Looking for a link that teach how to use VTune in native mode for Knight corner.

Looking for a link that teach how to use VTune in native mode for Knight corner.

Hi All,

I just start to learn to use Vtune on MIC. I wish to get your kindly help: where can I find a doc that teach how to use Vtune to count event for programs runing on MIC in native mode (not offload mode). 

Thank you in advance.

Susan

13 posts / novo 0
Último post
Para obter mais informações sobre otimizações de compiladores, consulte Aviso sobre otimizações.

You can find associated docs from http://software.intel.com/en-us/mic-developer

Recommended article is - http://software.intel.com/en-us/articles/optimization-and-performance-tuning-for-intel-xeon-phi-coprocessors-part-1-optimization

My experience of using VTune(TM) Amplifier XE 2013 on Xeon Phi(TM) processor, read my blog

Is there anything related to the Vtune XE 2015 ? 

I really have some problems with running analysis on native mode with the amplxe-gui.

 

Fabio

>>>My experience of using VTune(TM) Amplifier XE 2013 on Xeon Phi(TM) processor, read my blog>>>

Very interesting blog. Thanks for posting the link.

2015 Updates for MIC:

1. There is change for using collector on MIC, please see this blog.

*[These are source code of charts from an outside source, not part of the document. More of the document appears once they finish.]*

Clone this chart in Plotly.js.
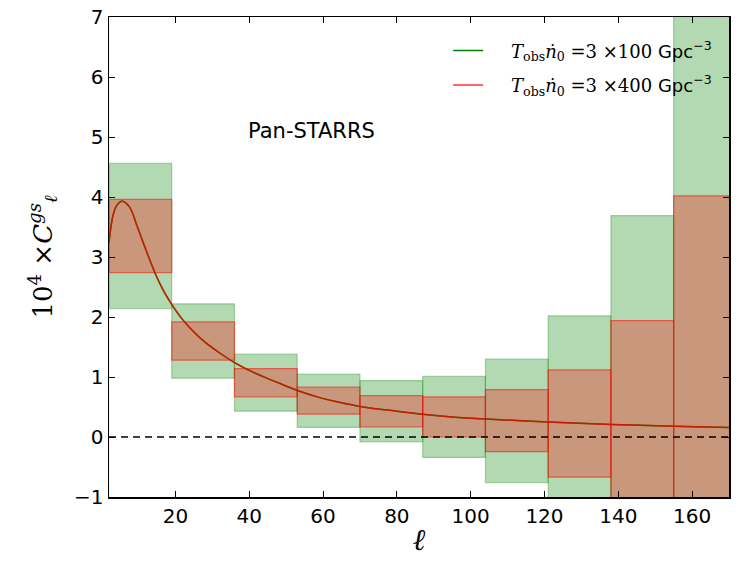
<!DOCTYPE html>
<html>
<head>
<meta charset="utf-8">
<script src="https://cdn.plot.ly/plotly-3.0.1.min.js"></script>
<style>
  html, body { margin: 0; padding: 0; background: #fff; }
  #chart { width: 740px; height: 568px; }
</style>
</head>
<body>
<div id="chart"></div>
<script>
// bin edges in ell (last bin runs past the axis and gets clipped)
binEdges = [2, 19, 36, 53, 70, 87, 104, 121, 138, 155, 172]

// error boxes, T_obs n0 = 3 x 100 Gpc^-3 (green)
lo100 = [2.14, 0.98, 0.43, 0.16, -0.08, -0.34, -0.76, -1.57, -3.29, -7.53]
hi100 = [4.56, 2.22, 1.38, 1.05, 0.94, 1.01, 1.30, 2.02, 3.69, 7.87]

// error boxes, T_obs n0 = 3 x 400 Gpc^-3 (red)
lo400 = [2.74, 1.28, 0.67, 0.38, 0.17, 0.00, -0.245, -0.67, -1.54, -3.68]
hi400 = [3.96, 1.92, 1.14, 0.83, 0.69, 0.67, 0.79, 1.12, 1.94, 4.02]

// theory curve 10^4 C_ell^gs
ell = [2, 3, 4, 5.5, 7.5, 9.7, 12, 14.5, 16.5, 18.9, 21.9, 25, 28, 32, 36, 40, 44.4, 48, 52.9, 58.9, 65, 70, 80, 87, 95, 104, 121, 138, 155, 170]
cl = [3.24, 3.67, 3.85, 3.93, 3.84, 3.50, 3.12, 2.73, 2.47, 2.22, 1.96, 1.75, 1.58, 1.40, 1.24, 1.11, 0.99, 0.90, 0.78, 0.66, 0.57, 0.51, 0.43, 0.38, 0.335, 0.30, 0.25, 0.21, 0.18, 0.16]

xTicks = [20, 40, 60, 80, 100, 120, 140, 160]
yTicks = [-1, 0, 1, 2, 3, 4, 5, 6, 7]

let mids = [], widths = []
for (let i = 0; i < binEdges.length - 1; i++) {
  mids.push((binEdges[i] + binEdges[i + 1]) / 2)
  widths.push(binEdges[i + 1] - binEdges[i])
}

boxTrace = (lo, hi, fill, edge) => ({
  type: 'bar',
  x: mids,
  width: widths,
  base: lo,
  y: hi.map((h, i) => h - lo[i]),
  marker: { color: fill, line: { color: edge, width: 1.2 } },
  showlegend: false,
  hoverinfo: 'skip'
})

// leading spaces push the text away from the legend line, as in the original
let serif = "font-family:'DejaVu Serif'"
legText = (n) =>
  `&nbsp;&nbsp;&nbsp;&nbsp;<span style="${serif}"><i>T</i><sub>obs</sub><i>ṅ</i><sub>0</sub> =3 ×${n}</span> Gpc<sup>−3</sup>`

let data = [
  boxTrace(lo100, hi100, 'rgba(0,128,0,0.3)', 'rgba(0,128,0,0.3)'),
  boxTrace(lo400, hi400, 'rgba(255,0,0,0.3)', 'rgba(255,0,0,0.5)'),
  {
    type: 'scatter', mode: 'lines', x: ell, y: cl,
    line: { color: 'rgb(0,128,0)', width: 1.5, shape: 'spline', smoothing: 1 },
    name: legText(100), legendgroup: 'a'
  },
  {
    type: 'scatter', mode: 'lines', x: ell, y: cl,
    line: { color: 'rgba(255,0,0,0.8)', width: 1.5, shape: 'spline', smoothing: 1 },
    name: legText(400), legendgroup: 'b'
  }
]

let axisCommon = {
  showgrid: false,
  zeroline: false,
  showline: true,
  linecolor: 'black',
  linewidth: 1.5,
  mirror: 'ticks',
  ticks: 'inside',
  ticklen: 6,
  tickcolor: 'black',
  tickfont: { family: 'DejaVu Sans', size: 20, color: 'black' }
}

let layout = {
  width: 740,
  height: 568,
  margin: { l: 109, r: 11, t: 17, b: 71 },
  paper_bgcolor: 'white',
  plot_bgcolor: 'white',
  barmode: 'overlay',
  bargap: 0,
  xaxis: Object.assign({}, axisCommon, {
    range: [2, 170],
    tickvals: xTicks,
    title: { text: '<i>ℓ</i>', font: { family: 'DejaVu Serif', size: 30, color: 'black' }, standoff: 2 }
  }),
  yaxis: Object.assign({}, axisCommon, {
    range: [-1, 7],
    tickvals: yTicks,
    ticktext: yTicks.map(v => v < 0 ? '−' + Math.abs(v) : String(v)),
    title: {
      text: '10<sup>4</sup> ×<i>C</i><sup><i>gs</i></sup><sub><i>ℓ</i></sub>',
      font: { family: 'DejaVu Serif', size: 26, color: 'black' },
      standoff: 14
    }
  }),
  legend: {
    x: 0.547, y: 0.968, xanchor: 'left', yanchor: 'top',
    bgcolor: 'rgba(0,0,0,0)',
    borderwidth: 0,
    traceorder: 'grouped',
    tracegroupgap: 8,
    font: { family: 'DejaVu Sans', size: 18, color: 'black' }
  },
  shapes: [{
    type: 'line', xref: 'paper', x0: 0, x1: 1, yref: 'y', y0: 0, y1: 0,
    line: { color: 'black', width: 1.3, dash: '7px,5px' }
  }],
  annotations: [{
    xref: 'x', yref: 'y', x: 57, y: 5.1,
    text: 'Pan-STARRS', showarrow: false,
    font: { family: 'DejaVu Sans', size: 21, color: 'black' }
  }]
}

Plotly.newPlot('chart', data, layout, { staticPlot: true })
</script>
</body>
</html>
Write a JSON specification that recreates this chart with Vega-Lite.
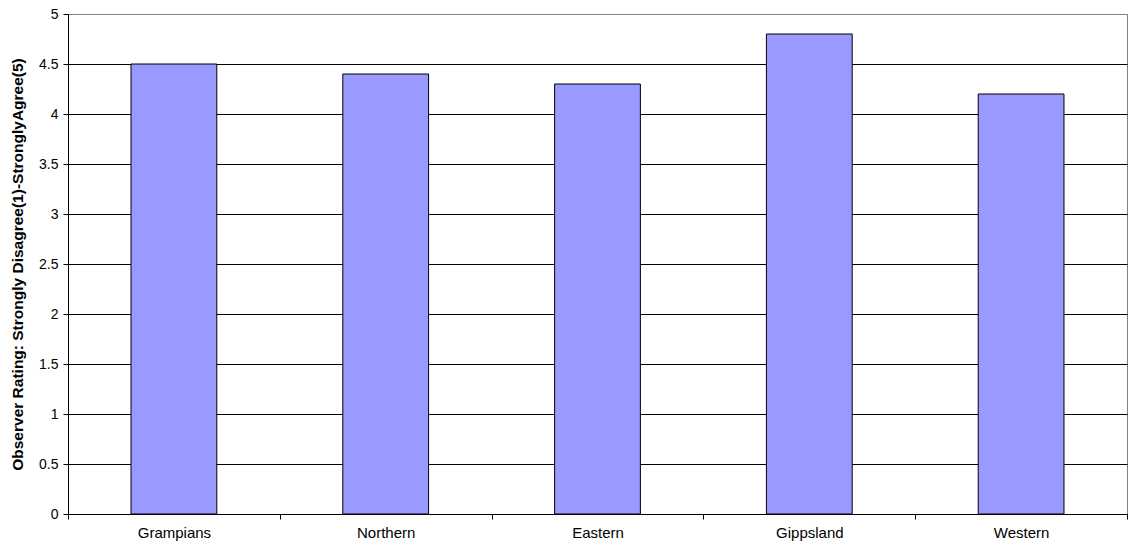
{
  "$schema": "https://vega.github.io/schema/vega-lite/v6.json",
  "width": 1059,
  "height": 500,
  "autosize": {"type": "none"},
  "padding": {"left": 68, "top": 14, "right": 4, "bottom": 36},
  "background": "white",
  "config": {
    "font": "Liberation Sans",
    "view": {"stroke": "#808080", "strokeWidth": 1}
  },
  "data": {
    "values": [
      {"region": "Grampians", "rating": 4.5},
      {"region": "Northern", "rating": 4.4},
      {"region": "Eastern", "rating": 4.3},
      {"region": "Gippsland", "rating": 4.8},
      {"region": "Western", "rating": 4.2}
    ]
  },
  "mark": {
    "type": "bar",
    "width": {"band": 0.405},
    "fill": "#9999FF",
    "stroke": "#000000",
    "strokeWidth": 1
  },
  "encoding": {
    "x": {
      "field": "region",
      "type": "nominal",
      "sort": null,
      "scale": {"paddingInner": 0, "paddingOuter": 0},
      "axis": {
        "title": null,
        "labelAngle": 0,
        "labelFontSize": 15,
        "labelColor": "#000",
        "labelPadding": 6,
        "tickBand": "extent",
        "tickColor": "#000",
        "tickSize": 5,
        "domainColor": "#000",
        "grid": false
      }
    },
    "y": {
      "field": "rating",
      "type": "quantitative",
      "scale": {"domain": [0, 5], "nice": false},
      "axis": {
        "title": "Observer Rating:  Strongly Disagree(1)-StronglyAgree(5)",
        "titleFontSize": 15.5,
        "titleFontWeight": "bold",
        "titleColor": "#000",
        "titlePadding": 13,
        "values": [0, 0.5, 1, 1.5, 2, 2.5, 3, 3.5, 4, 4.5, 5],
        "format": "~g",
        "labelFontSize": 14,
        "labelColor": "#000",
        "labelPadding": 5,
        "tickColor": "#000",
        "tickSize": 5,
        "domainColor": "#000",
        "grid": true,
        "gridColor": {"condition": {"test": "datum.value == 5", "value": "#808080"}, "value": "#000000"},
        "gridOpacity": 1,
        "gridWidth": 1
      }
    }
  }
}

2. (Good news) You can use event-based sampling with Call Stack on MIC, see this blog

Hope it helps.

 

 

As Peter pointed out, there have been some changes in the interfaces for accessing Intel coprocessors from VTune Amplifier XE with the 2015 version.  In amplxe-gui you should find a dialog in the project properties that should enable the program to collect data on both native and offload runs, and select which coprocessor in cases where there is more than one.  Fabio, can you provide more details regarding the problems you ran into?

Hello,

I dig up this subject because I have the same problem.

I really try to make it run but I do not succeed.

So I'm working on a Xeon based server, running SLES 11 SP 2, with two 5110p MIC. My code is a Fortran hybrid MPI/OpenMP application. Thanks to people here, I manage to analyze hotspots for the MPI part (no OpenMP activated) inside the server (so no MIC involved).

Now I want to launch an analysis of the OpenMP part (only one MPI process) but running on the MIC, so native mode.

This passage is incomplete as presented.